Note the reference to XCMG. Clearly Mr. Bradsher was back in Xuzhou last month and once again talking with the company’s chairman, Wang Min. This time, the take-away (for us at any rate) was not Mr. Wang’s enthusiasm for the Belt and Road Initiative but his competitive goal for the company. Today, XCMG ranks fourth in the league table of construction equipment companies, after Caterpillar, Komatsu of Japan, and John Deere, and, Mr. Bradsher tells us,
[XCMG] is now on the cusp of passing John Deere to become the world’s third-largest manufacturer in the sector, trailing only Caterpillar and Komatsu, its archrival.
But, of course, the number 3 spot is not Mr. Wang’s goal.
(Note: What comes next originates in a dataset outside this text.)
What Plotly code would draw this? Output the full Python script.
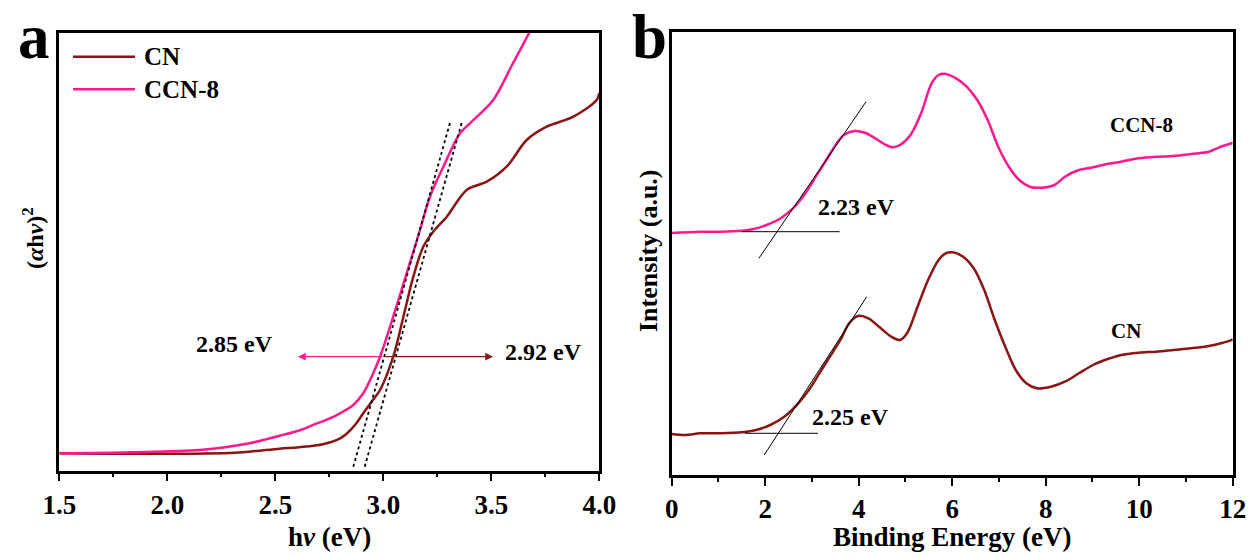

He wants XCGM to be number one. As he put it:
“It will be my dream and my purpose for my life”
To make XCGM the world leader in construction equipment in the next 15 years.
***
We do not doubt at all the reality of China’s current emphasis on domestic building projects, nor that the Belt and Road Initiative has hit some stumbling blocks. That said, OBOR, BRI – call it what you will – is still very much alive, still shaping the trade patterns of today and tomorrow, and still realigning relationships around the world. Leaving aside for a moment the headlines about Huawei, TikTok, and the tech companies generally, there are a thousands of pieces to the jigsaw puzzle of Chinese construction projects, everything from who makes the bulldozers to who supplies the iron ore, and we expect to touch on some of them in future entries.
As for China’s current construction boom, we are too far removed to give a thumbs up or a thumbs down to the policy that is driving it. We are, however, struck by the contrast between the U.S. approach of paying people to do nothing and the Chinese apparent insistence that pay is for work. It seems clear to us that, so long as large segments of the U.S. economy are in some phase of lockdown, the country will need mechanisms for getting help to people who cannot pay their bills because they cannot work. But surely that cannot mean severing the connection between work and reward.
It is worth recalling that the last time Americans were out of work on a massive scale we did things differently. In the 1930s, for example, there was the Works Project Administration or WPA. Under it, thousands of people were put to work. What they achieved still surrounds us, including the Tennessee Valley Authority, Camp David, and the Golden Gate Bridge (along with 10,000 other bridges). The mind is drawn back to that era, not because we think the United States needs to reinvent the WPA; we don’t. Yet, if there are two things on which one might be able to find some agreement in the fractious country that is today’s America, they are that:
1. Much of America’s infrastructure is crumbling and desperately needs refurbishing. More than a few new bridges are in order. And
2. Millions of people are out of work who want to work.
Can all of today’s unemployed build bridges? Of course not, but some of them can.